Taraflar aralarında anlaşarak çalışma koşullarını her zaman değiştirebilir. Çalışma koşullarında değişiklik geçmişe etkili olarak yürürlüğe konulamaz.
Yargıtay 9. Hukuk Dairesi’nin, çalışma koşullarında esaslı değişiklik olarak kabul ettiği olaylar;
1)İş ilişkisinin taraflarının iş sözleşmesinde, gerektiğinde işverence çalışma koşullarında değişiklik yapabileceğine dair düzenlemelere gitmeleri halinde, işverenin genişletilmiş yönetim hakkından söz edilir. Bu halde işveren, yönetim hakkını kötüye kullanmamak ve sözleşmedeki sınırlara uymak kaydıyla işçinin çalışma koşullarında değişiklik yapma hakkını sürekli olarak kazanmış olmaktadır. Örneğin, işçinin gerektiğinde işverene ait diğer işyerlerinde de görevlendirilebileceği şeklinde sözleşme hükümleri, işverenin bu konuda değişiklik yapma hakkını saklı tutar. Anılan hak objektif olarak kullanılmalıdır. İşçinin iş sözleşmesinin feshini sağlamak için sözleşme hükmünün uygulamaya konulması, işverenin yönetim hakkının kötüye kullanılması niteliğindedir (Yargıtay 9. HD 07.07.2008 gün, 2007/24548 E., 2008/19209 K.).

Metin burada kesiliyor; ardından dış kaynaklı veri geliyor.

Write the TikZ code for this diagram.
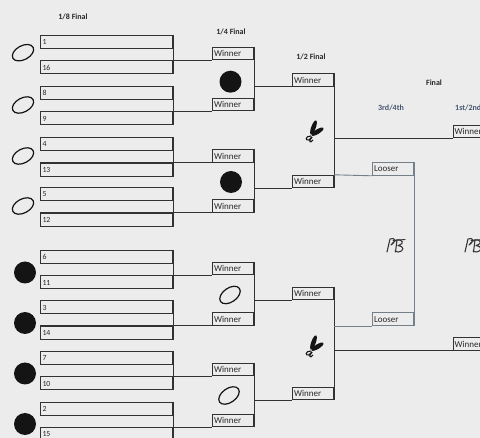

2)Aynı şekilde işyerinin devri de işverenin yönetim hakkının son aşamasıdır. İşyeri devri kural olarak çalışma koşullarında değişiklik olarak nitelendirilemez. Dairemizin kökleşmiş içtihatlarına göre, işyeri devrinin çalışma koşullarını ağırlaştıran bir yönü olup olmadığı araştırılmalıdır (Yargıtay 9. HD 11.07.2008 gün 2007/23953 E., 2008/19878 K., Yargıtay 9. HD 27.10.2005 gün 2005/5396 E., 2005/34825 K.).
3)Yazılı olarak bir kabul olmamakla birlikte işçinin değişikliği kuşkuya yer vermeyecek biçimde kabul anlamına gelen davranışlar içine girmesi halinde ise, işçinin bu davranışı, 22. maddenin 2. fıkrası anlamında çalışma koşullarında anlaşma yoluyla değişiklik olarak değerlendirilmelidir. İşyerinde müdür unvanını taşıyan bir işçinin daha alt bir göreve verilmesi ve işçinin bu yeni görevini benimseyerek çalışması durumu buna örnek olarak verilebilir.(Yargıtay 9. HD Esas No.: 2009/19275, Karar No.:2011/23293, Tarihi 11.07.2011)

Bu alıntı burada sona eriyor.